Давным-давно в волшебной стране, появилась на свет Бадб Морриган - туата, которая черпала свои силы не в ветре, дожде или потоке, несущемся с гор, а в войне. Она могла оборачиваться тремя воронами и летать над полем битвы, нагоняя ужас на всякого, кто слышал ее крик. Она умела открывать раны врагам и насылать на них удушливый туман. Она знала, как зажечь ярость в сердцах воинов и сделать их нечувствительными к боли.
Странными, пугающими были ее навыки. Но туаты тогда не первую сотню лет воевали с фоморами, и появление у одной из своих сестер подобной силы восприняли как подарок небес. Многие из них и вовсе полагали, что Морриган стала новым воплощением праматери Дану.
Однажды Морриган явилась перед королем туатов – Нуадом. Она преподнесла ему в дар меч, бьющий без промаха и свое тело. Он взял ее на ложе и так был ослеплен красотой, что не заметил, как соединил свое горячее алое сердце с ее темным и каменным. Туаты посчитали это хорошим знаком. Ведь с тех пор они не ведали поражений. Фоморы были разбиты. А те из них, кто остался в живых, обернулись ледяными пиками и не представляли более угрозы. Наступил мир, и всякий восхвалял Нуада и его супругу.
Однако Морриган не могла существовать без войны. Не имея возможности питать силы из большой брани, она всюду сеяла мелкие распри. Она убедила людей поклоняться ей как богине, и всякий, кто желал получить власть или укрепиться в роли короля, должен был получить ее любовь и расположение. Иным она являлась в образе прекрасной девы, расчесывающей волосы золотым гребнем. Другим беззубой старухой с синими губами. Но где бы ни возникала Бадб Морриган, всюду за ней шли власть, предательство и смерть. Алчность затмила сердца не только людей, но и туатов. Многие возжелали стать богами и вершить чужие судьбы. Морриган охотно привечала их на своем ложе, и вскоре многочисленные любовники, стали жить подле нее, как при иных обитают охотничьи псы.
Нуад не знал, как ему быть. Никогда ранее, связанные нитью судьбы, не предавали друг друга.
Вместе с тем король туатов начал видеть сны. В них он пронзенный железом лежал на дне погребальной лодки. И только небо провожало его в чертоги великой Дану.

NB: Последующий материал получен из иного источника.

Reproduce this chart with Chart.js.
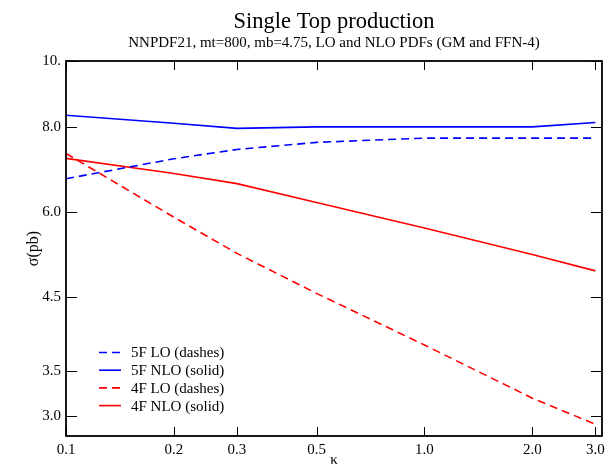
<!DOCTYPE html>
<html><head><meta charset="utf-8">
<script src="https://cdn.jsdelivr.net/npm/chart.js@4"></script>
<style>html,body{margin:0;padding:0;background:#fff}#wrap{width:612px;height:468px}</style>
</head><body><div id="wrap"><canvas id="c" width="612" height="468"></canvas></div>
<script>
// ---- data ----
const kappa = [0.1, 0.2, 0.3, 0.5, 1.0, 2.0, 3.0];
const lo5F  = [6.71, 7.18, 7.41, 7.59, 7.70, 7.70, 7.70];
const nlo5F = [8.32, 8.10, 7.96, 8.00, 8.00, 8.00, 8.12];
const lo4F  = [7.31, 5.89, 5.21, 4.55, 3.82, 3.19, 2.92];
const nlo4F = [7.19, 6.83, 6.60, 6.19, 5.68, 5.19, 4.91];
const seriesNames = ['5F LO (dashes)', '5F NLO (solid)', '4F LO (dashes)', '4F NLO (solid)'];
const xTickValues = [0.1, 0.2, 0.3, 0.5, 1.0, 2.0, 3.0];
const xTickLabels = ['0.1', '0.2', '0.3', '0.5', '1.0', '2.0', '3.0'];
const yTickValues = [3.0, 3.5, 4.5, 6.0, 8.0, 10];
const yTickLabels = ['3.0', '3.5', '4.5', '6.0', '8.0', '10.'];
const titleText = 'Single Top production';
const subtitleText = 'NNPDF21, mt=800, mb=4.75, LO and NLO PDFs (GM and FFN-4)';

const FONT = "'Liberation Serif', 'Times New Roman', serif";
const pts = arr => kappa.map((k, i) => ({x: k, y: arr[i]}));

function ds(label, arr, color, dash) {
  return {label, data: pts(arr), borderColor: color, backgroundColor: color,
    borderWidth: 1.6, borderDash: dash, pointRadius: 0, tension: 0, fill: false};
}

const decor = {
  id: 'decor',
  afterDraw(chart) {
    const {ctx, chartArea: a, scales: {x, y}} = chart;
    ctx.save();
    ctx.strokeStyle = '#000';
    ctx.lineWidth = 1;
    ctx.beginPath();
    xTickValues.forEach(v => {
      const px = Math.round(x.getPixelForValue(v)) + 0.5;
      ctx.moveTo(px, a.bottom); ctx.lineTo(px, a.bottom - 9);
      ctx.moveTo(px, a.top); ctx.lineTo(px, a.top + 9);
    });
    yTickValues.forEach(v => {
      const py = Math.round(y.getPixelForValue(v)) + 0.5;
      ctx.moveTo(a.left, py); ctx.lineTo(a.left + 11, py);
      ctx.moveTo(a.right, py); ctx.lineTo(a.right - 11, py);
    });
    ctx.stroke();
    ctx.lineWidth = 1.8;
    ctx.strokeRect(a.left, a.top, a.right - a.left, a.bottom - a.top);

    // titles
    const cx = (a.left + a.right) / 2;
    ctx.fillStyle = '#000';
    ctx.textAlign = 'center';
    ctx.textBaseline = 'alphabetic';
    ctx.font = '22.5px ' + FONT;
    ctx.fillText(titleText, cx, 28);
    ctx.font = '15px ' + FONT;
    ctx.fillText(subtitleText, cx, 47);

    // legend
    ctx.font = '15px ' + FONT;
    ctx.textAlign = 'left';
    ctx.textBaseline = 'middle';
    chart.data.datasets.forEach((d, i) => {
      const ly = 352.5 + i * 17.7;
      ctx.strokeStyle = d.borderColor;
      ctx.lineWidth = d.borderWidth;
      ctx.setLineDash(d.borderDash || []);
      ctx.beginPath(); ctx.moveTo(99, ly); ctx.lineTo(121, ly); ctx.stroke();
      ctx.setLineDash([]);
      ctx.fillStyle = '#000';
      ctx.fillText(d.label, 131, ly + 1);
    });
    ctx.restore();
  }
};

new Chart(document.getElementById('c'), {
  type: 'line',
  data: {
    datasets: [
      ds(seriesNames[0], lo5F, '#0000ff', [8, 5]),
      ds(seriesNames[1], nlo5F, '#0000ff', []),
      ds(seriesNames[2], lo4F, '#ff0000', [8, 5]),
      ds(seriesNames[3], nlo4F, '#ff0000', [])
    ]
  },
  options: {
    responsive: false,
    devicePixelRatio: 1,
    animation: false,
    layout: {padding: {top: 61, right: 10, left: 0, bottom: 0}},
    plugins: {legend: {display: false}, title: {display: false}, tooltip: {enabled: false}},
    scales: {
      x: {
        type: 'logarithmic', min: 0.1, max: 3.13,
        grid: {display: false, drawTicks: false}, border: {display: false},
        afterBuildTicks: s => { s.ticks = xTickValues.map(v => ({value: v})); },
        afterFit: s => { s.height = 32; s.paddingLeft = 0; s.paddingRight = 0; },
        ticks: {autoSkip: false, maxRotation: 0, padding: 5, color: '#000',
          font: {family: FONT, size: 15}, callback: (v, i) => xTickLabels[i]},
        title: {display: true, text: 'κ', color: '#000', font: {family: FONT, size: 15, lineHeight: 1.0}, padding: {top: 0, bottom: 0}}
      },
      y: {
        type: 'logarithmic', min: 2.806, max: 10,
        grid: {display: false, drawTicks: false}, border: {display: false},
        afterBuildTicks: s => { s.ticks = yTickValues.map(v => ({value: v})); },
        afterFit: s => { s.width = 66; s.paddingTop = 0; s.paddingBottom = 0; },
        ticks: {autoSkip: false, padding: 5, color: '#000',
          font: {family: FONT, size: 15}, callback: (v, i) => yTickLabels[i]},
        title: {display: true, text: 'σ(pb)', color: '#000', font: {family: FONT, size: 16}, padding: {top: 24, bottom: 0}}
      }
    }
  },
  plugins: [decor]
});
</script>
</body></html>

Те, кто был верен ему, советовали навечно заточить Морриган в камень там, где море соединяется с сушей. Нуад противился этому, все еще лелея надежду облагоразумить супругу...
А потом пришла война.
Началась она среди людей, но как пожар перекидывается с сухих кустов на деревья, захватила в свои объятья детей богини Дану.
С неистовым кличем летала Бадб над полем, где впервые со дня сотворения мира туаты сражались с туатами.